I’m Tara M Dakini, the artist behind the Witches Stitches: Pockets of Love Project, and in this blog I will be sharing with you:
· Progress updates about the Pockets of Love project
· How and when you can become a Pocket Maker
· Information about the Scottish Witch Hunts
· Posts about my creative practice, and events & workshops that I’m running
I plan to write a post at least once a month so please do follow the blog by… and chat with other folk who’re interested in the project through the comments.
If you’d like to be a Pocket Maker please sign up here to get updates on when you can get involved.


If you don’t know me I’m an artist, writer and dancer and I have a huge love of teaching and creating community projects. I have worked across many creative spheres including hand embroidery, design & illustration, costume & fashion. I used to be a professional bellydancer and performer when I lived another life a world away in Brighton!
A little bit of history about the Pockets of Love project
I’ve been interested in the Witches of Scotland since I saw a Facebook post about the Scottish Witchcraft Map published by the University of Edinburgh, and was surprised to discover that 6 women had been accused of Witchcraft in the village where I live. I immediately thought that it would be amazing to commemorate these women in some way.

I was lucky enough to attend a lecture by the Royal College of nursing entitled “Witches Stories” in November 2021, by Professor Nicola Ring, along with her team at Edinburgh Napier University, who had been researching the accused witches of Scotland that had also been folk healers and midwives. I found this lecture so inspiring that I decided to apply for grants to fund some creative research into the Witches of Scotland.
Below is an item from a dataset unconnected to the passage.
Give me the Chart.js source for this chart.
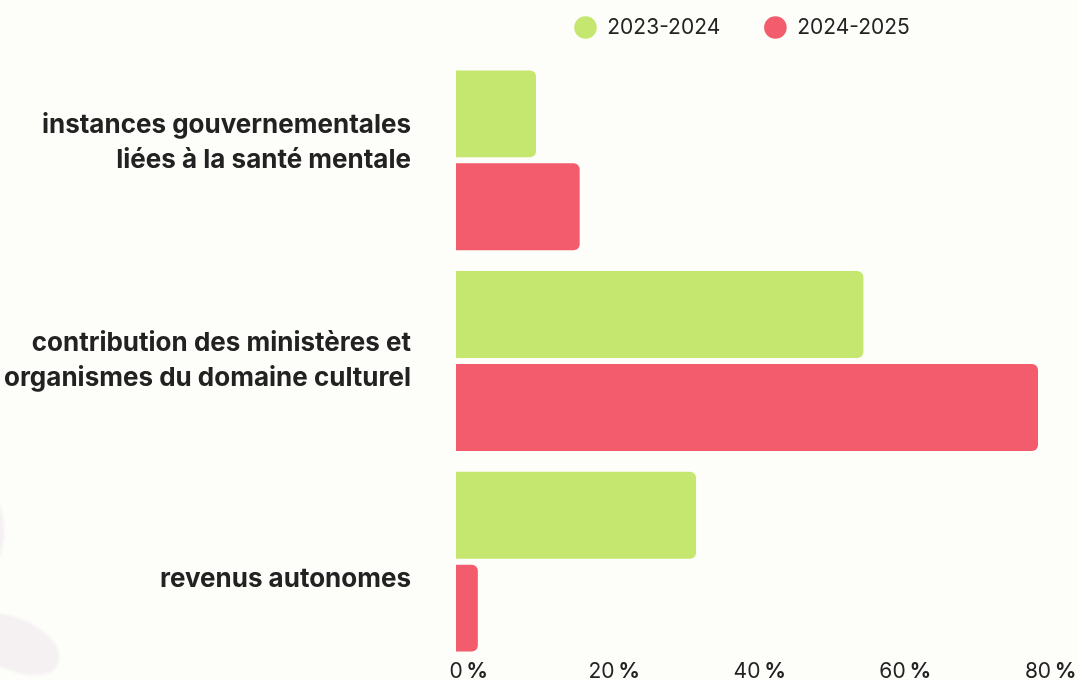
<!DOCTYPE html>
<html lang="fr">
<head>
<meta charset="utf-8">
<title>Sources de financement</title>
<script src="https://cdn.jsdelivr.net/npm/chart.js@4.4.1/dist/chart.umd.min.js"></script>
<style>
  html, body { margin: 0; padding: 0; background: #fdfdfa; }
  .wrap { position: relative; width: 1078px; height: 681px; overflow: hidden; }
  .blob { position: absolute; left: -34px; top: 618px; width: 96px; height: 52px;
          background: #f5f1f2; border-radius: 50% 60% 45% 40%; transform: rotate(20deg); filter: blur(1px); }
  .blob2 { position: absolute; left: -16px; top: 500px; width: 20px; height: 62px;
           background: #f5f1f2; border-radius: 50%; filter: blur(1px); }
  canvas { position: relative; }
</style>
</head>
<body>
<div class="wrap">
  <div class="blob"></div>
  <div class="blob2"></div>
  <canvas id="myChart" width="1078" height="681"></canvas>
</div>
<script>
const categories = [
    ["instances gouvernementales", "liées à la santé mentale", ""],
    ["contribution des ministères et", "organismes du domaine culturel"],
    ["", "revenus autonomes"]
];
const seriesNames = ["2023-2024", "2024-2025"];
const values2023 = [11, 56, 33];
const values2024 = [17, 80, 3];
const xTicks = [0, 20, 40, 60, 80];

const green = '#c5e76f';
const red = '#f25c6c';
const textColor = '#222222';

// legend needs a bit more room under it, and sits a little to the right
const legendSpace = {
    id: 'legendSpace',
    beforeInit(chart) {
        const fit = chart.legend.fit;
        chart.legend.fit = function () {
            fit.bind(chart.legend)();
            this.height = 60;
            if (this.lineWidths) this.lineWidths[0] -= 17;
        };
    }
};

// bold "%" after each x tick number
const percentSign = {
    id: 'percentSign',
    afterDraw(chart) {
        const scale = chart.scales.x;
        const ctx = chart.ctx;
        ctx.save();
        ctx.fillStyle = textColor;
        ctx.textBaseline = 'middle';
        ctx.textAlign = 'left';
        scale.ticks.forEach((tick, i) => {
            const x = scale.getPixelForTick(i);
            ctx.font = '400 21px Inter';
            const w = ctx.measureText(String(tick.label)).width;
            ctx.font = '700 21px Inter';
            ctx.fillText('%', x + w / 2 + 4, scale.top + 9.5);
        });
        ctx.restore();
    }
};

const ctx = document.getElementById('myChart');

new Chart(ctx, {
    type: 'bar',
    data: {
        labels: categories,
        datasets: [
            {
                label: seriesNames[0],
                data: values2023,
                backgroundColor: green
            },
            {
                label: seriesNames[1],
                data: values2024,
                backgroundColor: red
            }
        ]
    },
    options: {
        indexAxis: 'y',
        responsive: false,
        animation: false,
        devicePixelRatio: 1,
        categoryPercentage: 0.926,
        barPercentage: 0.935,
        borderRadius: 6,
        borderSkipped: 'start',
        layout: {
            padding: { top: 0, right: 40, bottom: 0, left: 0 }
        },
        plugins: {
            legend: {
                position: 'top',
                fullSize: false,
                align: 'center',
                labels: {
                    usePointStyle: true,
                    pointStyle: 'circle',
                    boxHeight: 16,
                    pointStyleWidth: 22.6,
                    padding: 17,
                    color: textColor,
                    font: { family: 'Inter', size: 21, weight: '400' },
                    generateLabels(chart) {
                        const items = Chart.defaults.plugins.legend.labels.generateLabels(chart);
                        // trailing space widens the gap between the two entries
                        items.forEach(item => { item.text = item.text + '\u2003 '; });
                        return items;
                    }
                }
            },
            tooltip: { enabled: false }
        },
        scales: {
            x: {
                min: 0,
                max: 80,
                afterBuildTicks(scale) {
                    scale.ticks = xTicks.map(v => ({ value: v }));
                },
                grid: { display: false, drawTicks: false },
                border: { display: false },
                ticks: {
                    padding: 0,
                    maxRotation: 0,
                    color: textColor,
                    font: { family: 'Inter', size: 21, weight: '400', lineHeight: 0.905 },
                    callback: function (value) {
                        return value;
                    }
                }
            },
            y: {
                afterFit(scale) {
                    scale.width = 456;
                    scale.paddingTop = 0;
                    scale.paddingBottom = 0;
                },
                grid: { display: false, drawTicks: false },
                border: { display: false },
                ticks: {
                    padding: 45,
                    color: textColor,
                    font: { family: 'Inter', size: 26, weight: '700', lineHeight: 1.35 }
                }
            }
        }
    },
    plugins: [legendSpace, percentSign]
});
</script>
</body>
</html>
In March 2022, I was lucky enough to be granted a VACMA award for four days of research funded by Ayrshire Councils and Creative Scotland, and I started researching the accused women in the area where I live and the healing herbs that were used by folk healers, charmers and midwives at that time.
Seeking a way to honour their lives
This initial research led me to develop the Pockets of Love project and In 2023 I was awarded a year’s funding from the Creative Scotland Open Fund for Individuals for research and development. My intention is that each woman accused of witchcraft will be honoured with a hand embroidered pocket bearing her name and decorated with wildflowers and native plant designs specific to the location where she died. By recreating a familiar item that the women themselves would have worn, the Pockets of Love Project seeks to honour their lives as well as their deaths, and gives those of us living now the opportunity to actively remember them.

So what happens next?
Over the next two years, I will be launching the Witches Stitches: Pockets of Love project into the public sphere both online and through exhibitions. Initially I will be working with two small groups of volunteers, one in West Kilbride and the other in the Outer Hebrides. I love teaching, and working with these groups will help me prepare the project for a wider launch.
I will use the feedback that I get from these first two groups of Pocket Makers to develop online teaching resources that will support future volunteer Pocket Makers – perhaps you’ll be one of them?